▶ What you have to do:
Starting at the first line of the data, print each line verbatim up to and including the line bearing "const ver1Times = [0.017, 0.17, 0.97, 3.8, 12, 31, 75];", omitting pictures.

>> BEGIN

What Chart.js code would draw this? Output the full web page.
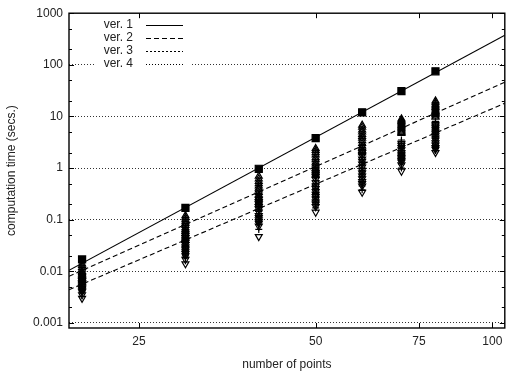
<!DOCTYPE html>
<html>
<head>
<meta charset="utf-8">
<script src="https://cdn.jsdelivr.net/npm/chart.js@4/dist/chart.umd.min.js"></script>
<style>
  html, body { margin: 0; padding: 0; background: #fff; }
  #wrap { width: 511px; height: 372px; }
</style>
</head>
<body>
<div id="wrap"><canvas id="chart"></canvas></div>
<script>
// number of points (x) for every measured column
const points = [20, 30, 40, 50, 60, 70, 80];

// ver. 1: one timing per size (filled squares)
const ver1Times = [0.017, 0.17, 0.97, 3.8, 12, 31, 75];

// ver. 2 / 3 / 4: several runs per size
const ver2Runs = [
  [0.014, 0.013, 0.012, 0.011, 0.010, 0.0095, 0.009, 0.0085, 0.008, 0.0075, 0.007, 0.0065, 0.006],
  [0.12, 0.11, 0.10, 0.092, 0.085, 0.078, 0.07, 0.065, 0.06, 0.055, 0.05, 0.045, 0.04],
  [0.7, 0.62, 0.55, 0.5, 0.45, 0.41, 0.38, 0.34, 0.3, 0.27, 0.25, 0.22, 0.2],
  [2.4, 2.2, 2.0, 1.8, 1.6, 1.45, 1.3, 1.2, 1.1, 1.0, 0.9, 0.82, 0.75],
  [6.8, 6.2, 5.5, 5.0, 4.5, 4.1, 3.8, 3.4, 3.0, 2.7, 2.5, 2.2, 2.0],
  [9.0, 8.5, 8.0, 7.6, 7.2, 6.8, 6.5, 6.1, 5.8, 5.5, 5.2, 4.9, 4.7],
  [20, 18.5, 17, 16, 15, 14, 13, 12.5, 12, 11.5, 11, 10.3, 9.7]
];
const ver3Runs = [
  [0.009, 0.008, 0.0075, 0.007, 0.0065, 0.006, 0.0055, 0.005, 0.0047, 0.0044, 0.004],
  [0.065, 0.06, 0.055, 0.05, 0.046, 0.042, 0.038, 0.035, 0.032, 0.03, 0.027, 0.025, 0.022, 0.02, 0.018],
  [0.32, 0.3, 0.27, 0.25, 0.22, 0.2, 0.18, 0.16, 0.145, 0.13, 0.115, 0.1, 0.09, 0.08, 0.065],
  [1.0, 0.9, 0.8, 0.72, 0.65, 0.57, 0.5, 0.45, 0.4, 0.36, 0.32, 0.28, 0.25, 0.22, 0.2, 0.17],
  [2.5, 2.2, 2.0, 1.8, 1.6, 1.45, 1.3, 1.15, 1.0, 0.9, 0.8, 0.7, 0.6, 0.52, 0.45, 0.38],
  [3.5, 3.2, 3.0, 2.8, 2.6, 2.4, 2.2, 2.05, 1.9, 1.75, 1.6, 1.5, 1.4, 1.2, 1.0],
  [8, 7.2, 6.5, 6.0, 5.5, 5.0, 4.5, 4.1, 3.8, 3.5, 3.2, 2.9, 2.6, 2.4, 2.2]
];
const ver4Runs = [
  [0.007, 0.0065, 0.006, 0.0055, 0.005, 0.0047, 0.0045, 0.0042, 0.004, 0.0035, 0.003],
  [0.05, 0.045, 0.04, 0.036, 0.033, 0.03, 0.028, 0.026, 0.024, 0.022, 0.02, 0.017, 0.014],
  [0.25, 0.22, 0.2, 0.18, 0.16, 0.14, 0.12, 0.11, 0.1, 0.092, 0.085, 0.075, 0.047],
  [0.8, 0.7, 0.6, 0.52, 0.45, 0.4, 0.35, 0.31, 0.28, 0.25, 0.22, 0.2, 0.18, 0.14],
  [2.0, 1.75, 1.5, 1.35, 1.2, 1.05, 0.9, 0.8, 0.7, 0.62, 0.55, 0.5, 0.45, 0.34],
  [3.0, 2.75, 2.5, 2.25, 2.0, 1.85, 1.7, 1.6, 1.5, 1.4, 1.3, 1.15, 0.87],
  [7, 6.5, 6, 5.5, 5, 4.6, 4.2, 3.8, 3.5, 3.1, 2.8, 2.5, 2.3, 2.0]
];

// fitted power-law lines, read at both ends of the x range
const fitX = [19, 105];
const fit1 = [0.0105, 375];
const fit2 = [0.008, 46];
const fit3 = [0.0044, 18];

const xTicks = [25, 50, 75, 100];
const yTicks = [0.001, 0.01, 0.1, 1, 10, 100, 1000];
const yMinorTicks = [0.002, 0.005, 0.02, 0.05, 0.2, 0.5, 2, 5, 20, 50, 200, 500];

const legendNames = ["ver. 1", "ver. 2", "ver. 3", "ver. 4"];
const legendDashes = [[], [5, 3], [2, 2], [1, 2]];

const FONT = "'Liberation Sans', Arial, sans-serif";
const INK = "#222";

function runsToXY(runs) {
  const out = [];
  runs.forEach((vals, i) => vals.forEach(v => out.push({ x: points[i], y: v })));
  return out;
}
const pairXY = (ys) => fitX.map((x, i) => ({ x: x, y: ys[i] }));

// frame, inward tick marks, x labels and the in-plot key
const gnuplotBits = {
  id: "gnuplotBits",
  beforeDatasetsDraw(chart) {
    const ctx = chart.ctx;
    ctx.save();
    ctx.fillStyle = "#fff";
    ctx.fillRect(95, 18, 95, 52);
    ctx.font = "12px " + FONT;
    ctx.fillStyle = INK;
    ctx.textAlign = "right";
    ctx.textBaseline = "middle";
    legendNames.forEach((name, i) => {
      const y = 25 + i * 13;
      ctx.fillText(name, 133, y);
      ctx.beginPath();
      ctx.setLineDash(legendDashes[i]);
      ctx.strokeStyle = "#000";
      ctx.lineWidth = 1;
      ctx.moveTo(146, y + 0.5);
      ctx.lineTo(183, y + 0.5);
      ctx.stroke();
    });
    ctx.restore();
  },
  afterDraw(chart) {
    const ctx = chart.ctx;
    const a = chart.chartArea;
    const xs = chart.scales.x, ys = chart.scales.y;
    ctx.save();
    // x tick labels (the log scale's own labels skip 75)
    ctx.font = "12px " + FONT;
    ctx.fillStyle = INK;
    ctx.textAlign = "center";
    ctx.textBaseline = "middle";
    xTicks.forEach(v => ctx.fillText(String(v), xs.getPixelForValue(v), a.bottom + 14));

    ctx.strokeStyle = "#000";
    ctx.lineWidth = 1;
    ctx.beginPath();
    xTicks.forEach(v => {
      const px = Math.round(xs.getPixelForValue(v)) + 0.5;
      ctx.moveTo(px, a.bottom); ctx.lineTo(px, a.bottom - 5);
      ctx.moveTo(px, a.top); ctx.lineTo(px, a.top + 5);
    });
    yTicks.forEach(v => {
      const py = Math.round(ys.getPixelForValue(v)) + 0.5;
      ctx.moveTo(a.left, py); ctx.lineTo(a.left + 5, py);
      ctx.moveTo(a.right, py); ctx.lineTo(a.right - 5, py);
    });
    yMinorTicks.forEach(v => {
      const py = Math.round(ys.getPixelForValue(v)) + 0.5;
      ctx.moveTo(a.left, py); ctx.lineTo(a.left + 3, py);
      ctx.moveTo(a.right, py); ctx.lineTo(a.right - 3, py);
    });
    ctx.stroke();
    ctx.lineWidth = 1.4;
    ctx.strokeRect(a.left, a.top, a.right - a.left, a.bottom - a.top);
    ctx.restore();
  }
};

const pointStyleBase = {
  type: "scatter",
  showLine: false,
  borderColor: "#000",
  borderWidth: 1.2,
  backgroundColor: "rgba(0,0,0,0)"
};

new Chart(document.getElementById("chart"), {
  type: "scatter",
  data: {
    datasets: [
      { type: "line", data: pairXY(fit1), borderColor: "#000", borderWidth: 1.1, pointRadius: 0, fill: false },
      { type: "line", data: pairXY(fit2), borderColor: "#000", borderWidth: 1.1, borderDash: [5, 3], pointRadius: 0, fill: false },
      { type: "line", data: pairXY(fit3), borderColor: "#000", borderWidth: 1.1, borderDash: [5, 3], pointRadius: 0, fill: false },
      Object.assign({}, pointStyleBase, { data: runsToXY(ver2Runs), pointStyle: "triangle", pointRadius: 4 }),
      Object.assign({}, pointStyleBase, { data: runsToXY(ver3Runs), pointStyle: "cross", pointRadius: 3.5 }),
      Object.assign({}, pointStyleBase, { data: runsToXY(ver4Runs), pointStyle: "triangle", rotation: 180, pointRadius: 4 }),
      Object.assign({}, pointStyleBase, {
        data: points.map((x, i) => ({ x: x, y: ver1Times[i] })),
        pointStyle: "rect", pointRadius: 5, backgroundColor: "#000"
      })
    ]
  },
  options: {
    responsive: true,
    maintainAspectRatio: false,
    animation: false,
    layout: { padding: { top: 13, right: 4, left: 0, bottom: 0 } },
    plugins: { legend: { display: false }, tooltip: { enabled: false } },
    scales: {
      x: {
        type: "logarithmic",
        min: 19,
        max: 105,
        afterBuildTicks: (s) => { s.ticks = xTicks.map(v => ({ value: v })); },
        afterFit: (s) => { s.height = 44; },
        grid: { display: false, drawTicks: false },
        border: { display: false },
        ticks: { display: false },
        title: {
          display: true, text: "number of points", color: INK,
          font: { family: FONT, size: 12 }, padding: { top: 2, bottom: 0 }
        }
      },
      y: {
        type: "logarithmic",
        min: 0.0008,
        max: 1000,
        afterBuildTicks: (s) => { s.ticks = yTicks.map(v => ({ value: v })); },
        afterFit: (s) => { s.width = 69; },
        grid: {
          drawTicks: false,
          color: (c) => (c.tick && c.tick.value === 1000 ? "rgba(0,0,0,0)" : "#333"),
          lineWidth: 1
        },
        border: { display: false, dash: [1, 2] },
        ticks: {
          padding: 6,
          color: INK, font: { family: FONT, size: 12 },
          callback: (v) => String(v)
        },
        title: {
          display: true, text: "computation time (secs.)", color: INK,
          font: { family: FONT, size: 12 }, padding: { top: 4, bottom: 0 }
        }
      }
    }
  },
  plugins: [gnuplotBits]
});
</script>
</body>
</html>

>> END

▶ Worked solution:
What Chart.js code would draw this? Output the full web page.
<!DOCTYPE html>
<html>
<head>
<meta charset="utf-8">
<script src="https://cdn.jsdelivr.net/npm/chart.js@4/dist/chart.umd.min.js"></script>
<style>
  html, body { margin: 0; padding: 0; background: #fff; }
  #wrap { width: 511px; height: 372px; }
</style>
</head>
<body>
<div id="wrap"><canvas id="chart"></canvas></div>
<script>
// number of points (x) for every measured column
const points = [20, 30, 40, 50, 60, 70, 80];

// ver. 1: one timing per size (filled squares)
const ver1Times = [0.017, 0.17, 0.97, 3.8, 12, 31, 75];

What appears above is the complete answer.